Message for advocates of a free society? The fewer laws and rules, the better. Indeed, a strong argument has been made that we could easily do without legislature-made, statutory law by replacing it with common law.

Central planning requires centralized law-making, that is, deliberative assemblies (legislatures) and regulatory agencies to write and pass thousands of pages of laws and rules, all of which are subject to ossification, officious manipulation, and arbitrary application. This gives us the nefarious rule by men under a pretext of rule by law.***

Common law is decentralized and requires conceptual thinking by each citizen and judge to resolve specific disputes with reference to principles. Justice evolves and improves on a case by case basis, as wealth and well-being do in the decentralized free market.

Conceptual thinking requires the discovery and understanding of universal principles that can be applied to many concrete instances. Common law, therefore, is general and guided by rights, such as the requirement to prove intent in criminal cases, but it is constrained by precedent and usually confined to specific parties. Change in common law occurs slowly and deliberately.

Legislature-made laws and rules, in contrast, aside from their flagrant violations of individual rights, are at the same time concrete and sweeping, such as a ban on smoking in all public places and within twenty feet of a building. And because legislature-made law is made, not discovered, change occurs quickly and frequently, thus leading to a continual increase of laws and rules—and paperwork.

Thinking in principles and independent judgment are prerequisites for building and sustaining a free society. When our minds are driven to focus on lists and paperwork that must be accurate, conceptual thinking becomes difficult, though not impossible. For many, however, in bureaucratic situations, morality—honesty, integrity, courage, dignity . . . and human decency—go out the window.

The list has to be correct.

For more on the relationship between bureaucracy, socialism, and dictatorship, see Mises’ 1944 book Bureaucracy. Here is his one-paragraph summary and conclusion (p. 125):

The champions of socialism call themselves progressives, but they recommend a system which is characterized by rigid observance of routine and by a resistance to every kind of improvement. They call themselves liberals, but they are intent upon abolishing liberty. They call themselves democrats, but they yearn for dictatorship. They call themselves revolutionaries, but they want to make the government omnipotent. They promise the blessings of the Garden of Eden, but they plan to transform the world into a gigantic post office. Every man but one a subordinate clerk in a bureau, what an alluring utopia! What a noble cause to fight for!
Bureaucracy is not a benign institution.


* Man’s Search for Meaning (pp. 52-53). In this work, Frankl, an Austrian psychiatrist, describes his experiences in the concentration camps and his struggles to survive.
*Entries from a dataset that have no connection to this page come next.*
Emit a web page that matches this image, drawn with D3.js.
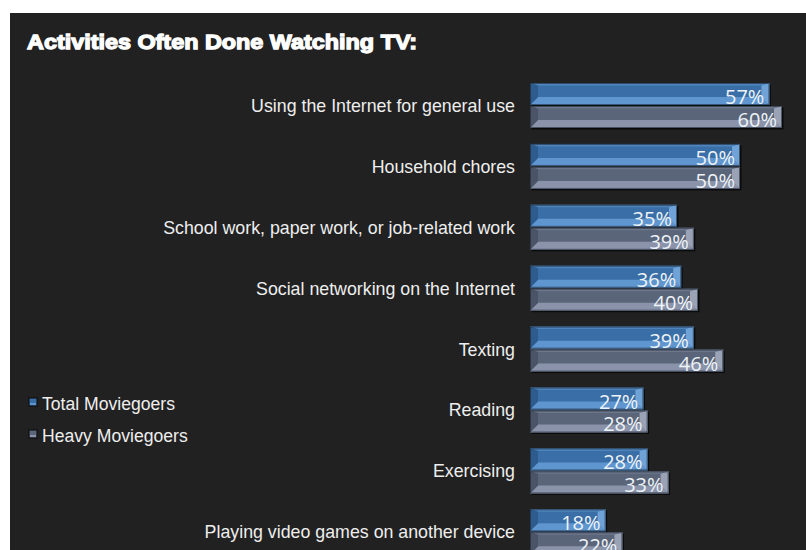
<!DOCTYPE html>
<html>
<head>
<meta charset="utf-8">
<script src="https://cdn.jsdelivr.net/npm/d3@7"></script>
<style>
  html, body { margin: 0; padding: 0; background: #ffffff; }
  svg { display: block; }
</style>
</head>
<body>
<svg id="chart" width="806" height="550"></svg>
<script>
// Activities people often do while watching TV, by moviegoer group (percent)
const categories = [
  "Using the Internet for general use",
  "Household chores",
  "School work, paper work, or job-related work",
  "Social networking on the Internet",
  "Texting",
  "Reading",
  "Exercising",
  "Playing video games on another device"
];
const seriesNames = ["Total Moviegoers", "Heavy Moviegoers"];
const totalMoviegoers = [57, 50, 35, 36, 39, 27, 28, 18];
const heavyMoviegoers = [60, 50, 39, 40, 46, 28, 33, 22];
const titleText = "Activities Often Done Watching TV:";

const W = 806, H = 550;
const svg = d3.select("#chart");

// dark panel
svg.append("rect").attr("x", 10).attr("y", 13).attr("width", W - 10).attr("height", H - 13)
  .attr("fill", "#212121");

// title
svg.append("text")
  .attr("x", 27).attr("y", 49)
  .attr("fill", "#ffffff").attr("stroke", "#ffffff").attr("stroke-width", 1.3)
  .attr("font-family", "'Liberation Sans', Arial, sans-serif")
  .attr("font-weight", 900).attr("font-size", 21)
  .attr("textLength", 390).attr("lengthAdjust", "spacingAndGlyphs")
  .text(titleText);

const x = d3.scaleLinear().domain([0, 60]).range([530, 782]);
const y = d3.scaleBand().domain(categories).range([83, 554.3]).paddingInner(0.261).paddingOuter(0).align(0);
const ySub = d3.scaleBand().domain(seriesNames).range([0, y.bandwidth()]).paddingInner(0.04);

// bevel shades per series
const shades = {
  "Total Moviegoers": { top: "#4f84bb", face: "#3a6ea6", bottom: "#5f96cf", left: "#2d5b8d", right: "#6fa3d8" },
  "Heavy Moviegoers": { top: "#6d778c", face: "#5b6579", bottom: "#8a93a9", left: "#4b5467", right: "#9aa2b6" }
};

const rows = categories.map((c, i) => ({
  cat: c,
  vals: [
    { series: seriesNames[0], v: totalMoviegoers[i] },
    { series: seriesNames[1], v: heavyMoviegoers[i] }
  ]
}));

const groups = svg.append("g").selectAll("g").data(rows).join("g")
  .attr("transform", d => `translate(0,${y(d.cat)})`);

// category labels
groups.append("text")
  .attr("x", 515).attr("y", y.bandwidth() / 2 + 6.5)
  .attr("text-anchor", "end")
  .attr("fill", "#eeeeee")
  .attr("font-family", "'Liberation Sans', Arial, sans-serif")
  .attr("font-size", 17.8)
  .text(d => d.cat);

function bevelBar(g, w, h, s) {
  const b = Math.min(8, w / 2), t = 2.5, bb = 8;
  g.append("rect").attr("x", 1.5).attr("y", 1.5).attr("width", w).attr("height", h).attr("fill", "#0b0b0b");
  g.append("rect").attr("x", 0).attr("y", 0).attr("width", w).attr("height", h).attr("fill", s.face);
  const poly = (pts, fill) => g.append("polygon").attr("points", pts.map(p => p.join(",")).join(" ")).attr("fill", fill);
  poly([[0, 0], [w, 0], [w - b, t], [b, t]], s.top);
  poly([[0, h], [w, h], [w - b, h - bb], [b, h - bb]], s.bottom);
  poly([[0, 0], [b, t], [b, h - bb], [0, h]], s.left);
  poly([[w, 0], [w - b, t], [w - b, h - bb], [w, h]], s.right);
  g.append("rect").attr("x", 0.5).attr("y", 0.5).attr("width", w - 1).attr("height", h - 1)
    .attr("fill", "none").attr("stroke", "#1a2633").attr("stroke-opacity", 0.6).attr("stroke-width", 1);
}

const bars = groups.selectAll("g.bar").data(d => d.vals).join("g")
  .attr("class", "bar")
  .attr("transform", d => `translate(${x(0)},${ySub(d.series)})`);

bars.each(function (d) {
  bevelBar(d3.select(this), x(d.v) - x(0), ySub.bandwidth(), shades[d.series]);
});

bars.append("text")
  .attr("x", d => x(d.v) - x(0) - 5)
  .attr("y", ySub.bandwidth() - 1)
  .attr("text-anchor", "end")
  .attr("fill", "#eef3f8")
  .attr("font-family", "'Open Sans', sans-serif")
  .attr("font-size", 20)
  .text(d => d.v + "%");

// legend
const legend = svg.append("g").selectAll("g").data(seriesNames).join("g")
  .attr("transform", (d, i) => `translate(29,${398 + i * 32})`);
legend.append("rect").attr("width", 8).attr("height", 8)
  .attr("fill", d => shades[d].face).attr("stroke", "#0b0b0b").attr("stroke-width", 1);
legend.append("rect").attr("x", 1).attr("y", 5).attr("width", 6).attr("height", 2)
  .attr("fill", d => shades[d].bottom);
legend.append("text")
  .attr("x", 13).attr("y", 12)
  .attr("fill", "#eeeeee")
  .attr("font-family", "'Liberation Sans', Arial, sans-serif")
  .attr("font-size", 17.6)
  .text(d => d);
</script>
</body>
</html>
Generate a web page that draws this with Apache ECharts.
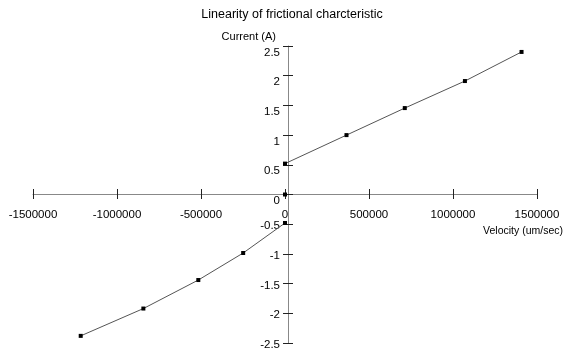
<!DOCTYPE html>
<html>
<head>
<meta charset="utf-8">
<script src="https://cdn.jsdelivr.net/npm/echarts@6/dist/echarts.min.js"></script>
<style>html,body{margin:0;padding:0;background:#fff}#c{width:566px;height:356px}</style>
</head>
<body>
<div id="c"></div>
<script>
const titleText = 'Linearity of frictional charcteristic';
const xName = 'Velocity (um/sec)';
const yName = 'Current (A)';
const negVelocity = [-1216000, -843000, -516000, -249000, 0];
const negCurrent = [-2.38, -1.92, -1.44, -0.985, -0.48];
const originVelocity = [0];
const originCurrent = [0];
const posVelocity = [0, 366000, 713000, 1071000, 1408000];
const posCurrent = [0.52, 1.0, 1.455, 1.91, 2.40];

const pairs = (xs, ys) => xs.map((x, i) => [x, ys[i]]);
const font = 'Liberation Sans, Arial, Helvetica, sans-serif';
const chart = echarts.init(document.getElementById('c'), null, {renderer: 'canvas'});
const lineStyle = {color: '#555', width: 1};
const itemStyle = {color: '#000'};
const X_OFF = -149;   // moves x axis up to the zero line
const Y_OFF = -255;   // moves y axis right to the zero line
const baseX = {
  type: 'value', min: -1500000, max: 1500000, interval: 500000,
  splitLine: {show: false}, offset: X_OFF, position: 'bottom'
};
const baseY = {
  type: 'value', min: -2.5, max: 2.5, interval: 0.5,
  splitLine: {show: false}, offset: Y_OFF, position: 'left'
};
chart.setOption({
  animation: false,
  backgroundColor: '#fff',
  title: {
    text: titleText, left: 287, textAlign: 'center', top: 3,
    textStyle: {fontFamily: font, fontSize: 12.5, fontWeight: 'normal', color: '#000'}
  },
  grid: {left: 33, right: 24, top: 46, bottom: 13, containLabel: false},
  xAxis: [
    Object.assign({}, baseX, {
      name: xName, nameLocation: 'end', nameGap: 26,
      nameTextStyle: {fontFamily: font, fontSize: 10.5, color: '#000', align: 'right', verticalAlign: 'top', padding: [32, 0, 0, 0]},
      axisLine: {onZero: false, lineStyle: {color: '#888', width: 1}},
      axisTick: {inside: false, length: 5, lineStyle: {color: '#222'}},
      axisLabel: {margin: 15, fontFamily: font, fontSize: 11.5, color: '#000', showMinLabel: true, showMaxLabel: true,
        formatter: v => String(v)}
    }),
    Object.assign({}, baseX, {
      axisLine: {onZero: false, show: false},
      axisTick: {inside: true, length: 5, lineStyle: {color: '#222'}},
      axisLabel: {show: false}
    })
  ],
  yAxis: [
    Object.assign({}, baseY, {
      name: yName, nameLocation: 'end', nameGap: 4,
      nameTextStyle: {fontFamily: font, fontSize: 11, color: '#000', align: 'right', padding: [0, 12, 0, 0]},
      axisLine: {onZero: false, lineStyle: {color: '#888', width: 1}},
      axisTick: {inside: false, length: 5, lineStyle: {color: '#222'}},
      axisLabel: {margin: 8, fontFamily: font, fontSize: 11.5, color: '#000', showMinLabel: true, showMaxLabel: true,
        formatter: v => (v >= 0 ? '{p|' + v + '}' : '{n|' + v + '}'),
        rich: {
          p: {fontFamily: font, fontSize: 11.5, color: '#000', padding: [13, 0, 0, 0]},
          n: {fontFamily: font, fontSize: 11.5, color: '#000', padding: [4, 0, 0, 0]}
        }}
    }),
    Object.assign({}, baseY, {
      axisLine: {onZero: false, show: false},
      axisTick: {inside: true, length: 5, lineStyle: {color: '#222'}},
      axisLabel: {show: false}
    })
  ],
  series: [
    {type: 'line', data: pairs(negVelocity, negCurrent), symbol: 'rect', symbolSize: 4, lineStyle, itemStyle, z: 5},
    {type: 'line', data: pairs(originVelocity, originCurrent), symbol: 'rect', symbolSize: 4, lineStyle, itemStyle, z: 5},
    {type: 'line', data: pairs(posVelocity, posCurrent), symbol: 'rect', symbolSize: 4, lineStyle, itemStyle, z: 5}
  ]
});
</script>
</body>
</html>
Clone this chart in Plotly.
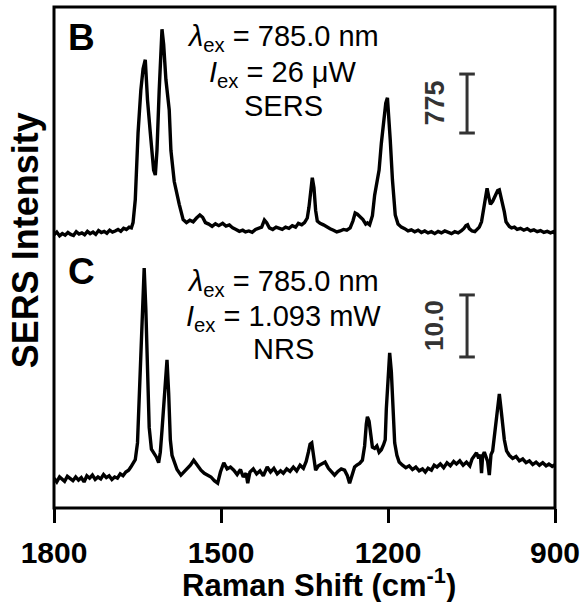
import plotly.graph_objects as go

# ---------------- data ----------------
# Spectrum B (SERS), Raman shift (cm-1) vs intensity (counts)
B_SPECTRUM = [
    (1800, 200), (1795, 235), (1790, 185), (1785, 215), (1780, 195), (1775, 230), (1770, 205),
    (1765, 190), (1760, 240), (1755, 210), (1750, 225), (1745, 200), (1740, 245), (1735, 215),
    (1730, 235), (1725, 205), (1720, 255), (1715, 230), (1710, 245), (1705, 220), (1700, 260),
    (1695, 235), (1690, 250), (1685, 270), (1680, 245), (1675, 285), (1670, 270), (1665, 300),
    (1661, 290), (1658, 360), (1654, 660), (1649, 1540), (1644, 2100), (1640, 2380),
    (1636, 2500), (1632, 1970), (1627, 1540), (1621, 1050), (1618, 985), (1615, 1310),
    (1611, 2100), (1608, 2690), (1606, 2900), (1603, 2700), (1599, 2240), (1593, 1840),
    (1590, 1310), (1584, 900), (1579, 700), (1575, 600), (1568, 400), (1562, 360), (1556, 390),
    (1550, 370), (1544, 420), (1538, 460), (1533, 430), (1528, 360), (1522, 340), (1516, 310),
    (1510, 345), (1504, 320), (1497, 350), (1491, 315), (1485, 330), (1479, 290), (1473, 270),
    (1467, 245), (1461, 260), (1456, 237), (1450, 250), (1444, 232), (1438, 270), (1432, 285),
    (1427, 300), (1422, 394), (1418, 360), (1413, 290), (1407, 270), (1401, 300), (1396, 285),
    (1390, 270), (1384, 300), (1378, 285), (1372, 320), (1366, 300), (1361, 350), (1355, 330),
    (1350, 360), (1345, 420), (1342, 560), (1339, 780), (1336, 950), (1333, 820), (1330, 520),
    (1327, 380), (1322, 350), (1316, 330), (1310, 300), (1304, 280), (1298, 260), (1292, 237),
    (1286, 250), (1280, 270), (1274, 260), (1268, 289), (1263, 380), (1259, 486), (1255, 470),
    (1250, 440), (1245, 400), (1240, 340), (1237, 355), (1233, 330), (1228, 450), (1224, 720),
    (1220, 880), (1216, 1050), (1212, 1400), (1208, 1710), (1204, 1930), (1201, 2000),
    (1198, 1700), (1196, 1450), (1192, 920), (1187, 460), (1182, 340), (1176, 300), (1170, 280),
    (1164, 250), (1158, 265), (1152, 240), (1146, 260), (1140, 230), (1134, 250), (1128, 225),
    (1122, 240), (1116, 215), (1110, 245), (1104, 225), (1098, 250), (1092, 230), (1086, 215),
    (1080, 240), (1074, 225), (1068, 255), (1064, 280), (1060, 320), (1057, 330), (1054, 280),
    (1049, 250), (1044, 240), (1040, 265), (1036, 300), (1032, 370), (1028, 560), (1024, 760),
    (1022, 810), (1019, 700), (1016, 600), (1012, 640), (1007, 720), (1003, 780), (1000, 790),
    (997, 700), (995, 660), (991, 500), (988, 370), (982, 310), (978, 290), (973, 300),
    (968, 270), (962, 285), (956, 260), (950, 280), (944, 250), (938, 265), (932, 240),
    (926, 255), (920, 230), (914, 245), (908, 225), (903, 240), (900, 220),
]

# Spectrum C (NRS), Raman shift (cm-1) vs intensity (counts)
C_SPECTRUM = [
    (1800, 4.8), (1795, 4.2), (1790, 5.0), (1786, 4.6), (1781, 4.3), (1776, 5.1), (1771, 4.7),
    (1766, 4.4), (1761, 5.0), (1756, 4.5), (1751, 4.9), (1746, 4.2), (1741, 5.2), (1736, 4.8),
    (1731, 5.3), (1726, 4.6), (1721, 5.0), (1716, 4.7), (1711, 5.4), (1706, 4.9), (1701, 5.2),
    (1696, 4.6), (1691, 5.0), (1686, 4.8), (1681, 5.5), (1676, 5.2), (1671, 5.8), (1666, 6.1),
    (1662, 6.6), (1658, 7.2), (1654, 7.8), (1650, 10.5), (1647, 17.4), (1644, 26.0),
    (1641, 33.5), (1638, 38.7), (1635, 32.0), (1632, 22.0), (1629, 13.0), (1625, 9.5),
    (1620, 8.9), (1616, 8.2), (1612, 7.3), (1609, 9.0), (1606, 12.5), (1603, 17.0),
    (1600, 21.5), (1597, 23.9), (1594, 18.5), (1591, 11.0), (1588, 8.5), (1584, 7.3),
    (1579, 6.2), (1572, 5.3), (1566, 5.8), (1560, 6.4), (1555, 6.9), (1549, 7.7), (1544, 7.0),
    (1539, 6.4), (1536, 6.1), (1530, 5.6), (1524, 5.3), (1518, 5.0), (1512, 4.4), (1506, 4.0),
    (1501, 5.8), (1495, 7.3), (1489, 6.3), (1483, 6.6), (1477, 6.1), (1471, 5.4), (1465, 6.2),
    (1460, 5.0), (1455, 5.6), (1452, 4.0), (1448, 5.8), (1442, 6.3), (1436, 5.5), (1430, 6.0),
    (1424, 5.2), (1417, 6.6), (1411, 5.8), (1405, 6.4), (1399, 5.5), (1393, 6.0), (1388, 5.6),
    (1382, 6.3), (1376, 5.9), (1370, 6.6), (1364, 6.0), (1358, 6.9), (1352, 6.4), (1347, 7.5),
    (1343, 9.0), (1340, 10.3), (1337, 10.5), (1334, 8.8), (1330, 6.1), (1325, 6.8),
    (1318, 7.2), (1313, 7.4), (1307, 6.4), (1301, 5.9), (1296, 5.3), (1290, 5.9), (1284, 6.3),
    (1278, 6.1), (1273, 5.2), (1269, 4.0), (1265, 5.4), (1260, 6.6), (1256, 6.9), (1251, 7.2),
    (1246, 7.7), (1242, 10.0), (1239, 13.5), (1237, 14.7), (1234, 14.0), (1231, 12.0),
    (1228, 9.8), (1224, 9.6), (1220, 10.0), (1216, 9.0), (1212, 9.4), (1208, 10.2),
    (1205, 11.0), (1203, 16.0), (1200, 22.0), (1197, 25.0), (1194, 22.0), (1191, 15.0),
    (1188, 10.5), (1184, 8.5), (1180, 7.4), (1174, 6.9), (1168, 6.5), (1162, 6.8), (1156, 6.2),
    (1150, 6.6), (1144, 6.0), (1138, 6.3), (1133, 5.8), (1128, 6.4), (1122, 6.1), (1117, 6.9),
    (1112, 6.6), (1106, 7.1), (1100, 6.5), (1094, 7.3), (1088, 6.8), (1082, 7.5), (1077, 7.1),
    (1071, 7.6), (1065, 6.9), (1059, 7.4), (1053, 6.8), (1049, 7.9), (1045, 8.5), (1041, 8.9),
    (1037, 8.0), (1034, 8.6), (1032, 5.6), (1030, 8.4), (1027, 9.0), (1024, 8.2), (1021, 7.5),
    (1018, 5.3), (1015, 8.6), (1012, 9.2), (1009, 11.5), (1006, 14.0), (1003, 16.5),
    (1000, 18.4), (997, 16.0), (994, 13.0), (991, 11.0), (987, 9.2), (982, 8.5), (976, 8.0),
    (970, 8.3), (964, 7.6), (958, 7.9), (952, 7.3), (946, 7.6), (940, 7.0), (934, 7.4),
    (928, 6.9), (922, 7.3), (916, 6.8), (911, 7.1), (905, 6.7), (900, 7.0),
]

X_TICKS = [1800, 1500, 1200, 900]
X_TICK_LABELS = ["1800", "1500", "1200", "900"]

SCALE_B = 775      # intensity scale bar, panel B
SCALE_C = 10.0     # intensity scale bar, panel C
SCALE_X = 1058     # Raman shift where the scale bars sit
SCALE_B_BOTTOM = 1537
SCALE_C_BOTTOM = 24.35

PANEL_B_TEXT = ["<i>λ</i><sub>ex</sub> = 785.0 nm", "<i>I</i><sub>ex</sub> = 26 μW", "SERS"]
PANEL_C_TEXT = ["<i>λ</i><sub>ex</sub> = 785.0 nm", "<i>I</i><sub>ex</sub> = 1.093 mW", "NRS"]

# ---------------- figure ----------------
FONT = "Liberation Sans, Arial, sans-serif"
bx = [p[0] for p in B_SPECTRUM]
by = [p[1] for p in B_SPECTRUM]
cx = [p[0] for p in C_SPECTRUM]
cy = [p[1] for p in C_SPECTRUM]

fig = go.Figure()
fig.add_trace(go.Scatter(x=bx, y=by, mode="lines", xaxis="x", yaxis="y",
                         line=dict(color="black", width=3.4), showlegend=False, hoverinfo="skip"))
fig.add_trace(go.Scatter(x=cx, y=cy, mode="lines", xaxis="x", yaxis="y2",
                         line=dict(color="black", width=3.4), showlegend=False, hoverinfo="skip"))

split = 0.515
fig.update_layout(
    width=587, height=602,
    margin=dict(l=54, r=28, t=7, b=94),
    paper_bgcolor="white", plot_bgcolor="white",
    font=dict(family=FONT, color="black"),
    xaxis=dict(range=[1800, 900], anchor="y2", tickmode="array", tickvals=X_TICKS,
               ticktext=X_TICK_LABELS, ticks="outside", ticklen=14, tickwidth=3,
               tickcolor="black", showgrid=False, zeroline=False, showline=False,
               tickfont=dict(family=FONT, size=30, color="black", weight="bold"),
               ticklabelstandoff=4),
    yaxis=dict(domain=[split, 1], range=[0, 3193], visible=False, showgrid=False),
    yaxis2=dict(domain=[0, split], range=[0, 41.6], visible=False, showgrid=False),
)

shapes = [dict(type="rect", xref="paper", yref="paper", x0=0, x1=1, y0=0, y1=1,
               line=dict(color="black", width=3), fillcolor="rgba(0,0,0,0)")]
bar_col = "#333333"
for yref, bottom, size in [("y", SCALE_B_BOTTOM, SCALE_B), ("y2", SCALE_C_BOTTOM, SCALE_C)]:
    shapes.append(dict(type="line", xref="x", yref=yref, x0=SCALE_X, x1=SCALE_X,
                       y0=bottom, y1=bottom + size, line=dict(color=bar_col, width=3)))
    for yy in (bottom, bottom + size):
        shapes.append(dict(type="line", xref="x", yref=yref, x0=SCALE_X + 14, x1=SCALE_X - 14,
                           y0=yy, y1=yy, line=dict(color=bar_col, width=3)))
fig.update_layout(shapes=shapes)

ann = []
def add(**kw):
    base = dict(showarrow=False, xanchor="center", yanchor="middle")
    base.update(kw)
    ann.append(base)

# scale labels
add(xref="x", yref="y", x=SCALE_X, y=SCALE_B_BOTTOM + SCALE_B / 2, xshift=-33,
    text="<b>775</b>", textangle=-90, font=dict(family=FONT, size=27, color=bar_col))
add(xref="x", yref="y2", x=SCALE_X, y=SCALE_C_BOTTOM + SCALE_C / 2, xshift=-33,
    text="<b>10.0</b>", textangle=-90, font=dict(family=FONT, size=26, color=bar_col))
# panel letters
add(xref="paper", yref="paper", x=0.055, y=0.940, text="<b>B</b>", font=dict(family=FONT, size=37))
add(xref="paper", yref="paper", x=0.055, y=0.473, text="<b>C</b>", font=dict(family=FONT, size=37))
# panel text
for txt, yp in zip(PANEL_B_TEXT, [0.938, 0.866, 0.802]):
    add(xref="paper", yref="paper", x=0.458, y=yp, text=txt, font=dict(family=FONT, size=29))
for txt, yp in zip(PANEL_C_TEXT, [0.450, 0.380, 0.317]):
    add(xref="paper", yref="paper", x=0.458, y=yp, text=txt, font=dict(family=FONT, size=29))
# axis titles
add(xref="paper", yref="paper", x=0.529, y=-0.150,
    text="<b>Raman Shift (cm<sup>-1</sup>)</b>", font=dict(family=FONT, size=31))
add(xref="paper", yref="paper", x=-0.0554, y=0.535, textangle=-90,
    text="<b>SERS Intensity</b>", font=dict(family=FONT, size=36))
fig.update_layout(annotations=ann)

fig.write_html("out.html")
** “Peaceful” is in scare quotes because any expansion of laws and rules beyond retaliatory force to protect individual rights, through administration of the police, military, and legal system, is a violation of rights and therefore becomes a declaration of war on citizens. The overt use of guns is not usually required in many bureaucratic systems, because of citizen compliance, but the guns nonetheless are there in the background.

*** “Show me the man and I’ll find you the crime,” said Stalin’s chief of secret police. See this post (pp. 280-83) where I discuss similarities between criminal and bureaucratic personalities.